ALTHOUGH no amount of frustration with "the system" can justify widespread violence, inner-city residents do suffer from a dearth of opportunity. The answer to some activists, like Jesse Jackson, is therefore more federal intervention and spending. They seem to think that "cuts" (actually reductions in the rate of growth) in social programs by the Reagan and Bush administrations are the chief culprits in the latest outburst of urban warfare.
Yet 30 years after the inauguration of the Great Society, it should be obvious that Washington cannot solve deep-seated social problems with money. To the contrary, ill-considered government action bears much of the blame for the state of the inner city. Welfare programs impede family formation and stability; building codes, rent control, and zoning discourage affordable housing; unaccountable and uncompetitive public-school systems degrade the quality of education; the drug war empowers criminal gangs; and licensing, the minimum wage, and other business regulations restrict economic opportunity.

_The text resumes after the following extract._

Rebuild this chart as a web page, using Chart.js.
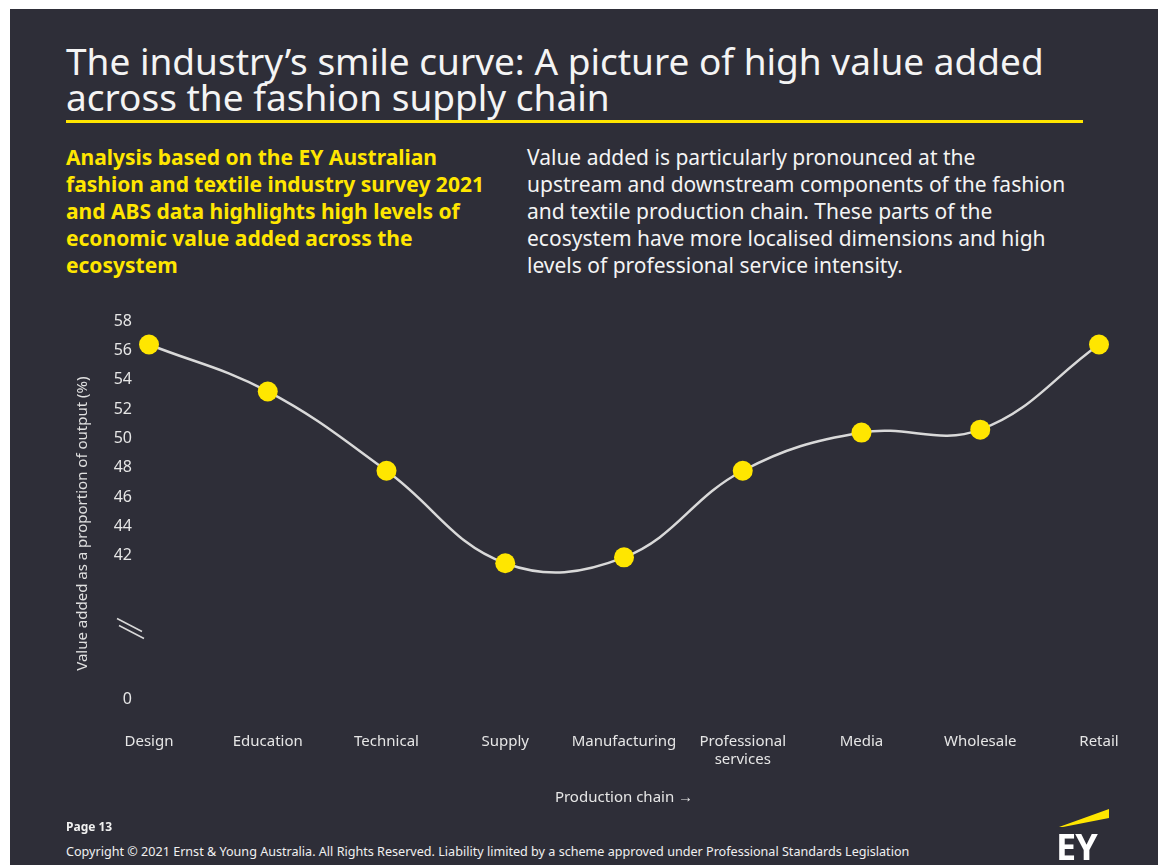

The minimum wage illustrates the amount of harm caused by well-intentioned public officials. Long promoted as an antipoverty program, government wage-setting has broken the bottom rungs of the ladder of economic opportunity, making it much harder for the disadvantaged to escape poverty. Placing a wage floor on employment means that the least educated, experienced, and skilled workers - and thus least productive - will not be hired. Some companies just try to do more with less. Others make their customers
work, as through self-service gas stations and salad bars. Or businesses may automate, installing mechanical bank tellers, elevators, and the like.
Although economists disagree over exactly how many jobs are lost due to the minimum wage, they all agree that it reduces employment. The federal Minimum Wage Study Commission estimated that every 10 percent wage hike cuts youth job opportunities by between 1 and 2.5 percent. Other studies suggest that an equal number of young people stop looking for work.
Yet in 1989 Congress voted to raise the minimum wage in stages, up to $4.25 last April. Many states compound the problem by imposing their own, higher minimums. New Jersey's wage floor jumped to $5.05 on April 1. The District of Columbia narrowly averted disaster last winter when the Council set aside the Wage and Hour Board's proposed minimum of $7.25. Even many workers who were supposed to benefit realized that such a hike would cost them their jobs as their employers closed, downsized, or fled to the suburbs.
UPPORTERS of a higher minimum wage argue that it is a "moral" issue, that no one can support a family on $8,840 a year. In fact, more than four-fifths of those receiving the minimum wage are not poor, three-fourths are not heads of households, and only one-third are working full-time. Nor is it morally ennobling to put some people out of work in order to raise the pay of others. The solution to people earning low wages is not to penalize the companies most interested in hiring them. Rather, we should enc ourage firms to provide more "first" jobs that will help people move up the employment ladder.
To enable inner-city people to take advantage of such opportunities, government does need to stop harming its most vulnerable citizens. Inner-city residents need relief not just from rules, such as the minimum wage, that rob them of legal employment opportunities, but also from a public educational system that does not educate and a welfare system that discourages independence.
The perverse incentive structure of welfare is evident from a new study of California's experience with the minimum wage. According to economist Carlos Bonilla, last year's hike to $4.25 has encouraged heads of households to switch from full-time to part-time work because the increase was more than swallowed up by taxes and lost welfare benefits. For a single parent with one child, reports Mr. Bonilla, dropping from 40 to 20 hours of work a week increases the family's annual income by almost $700.
At a time when many activists are calling on the government to do more to help the poor, policymakers must recognize how government is now harming society's most disadvantaged members. Before pushing grand new initiatives to do good, reformers should stop government from doing bad. They could start by eliminating the minimum wage, which has kept so many angry inner-city teens unemployed.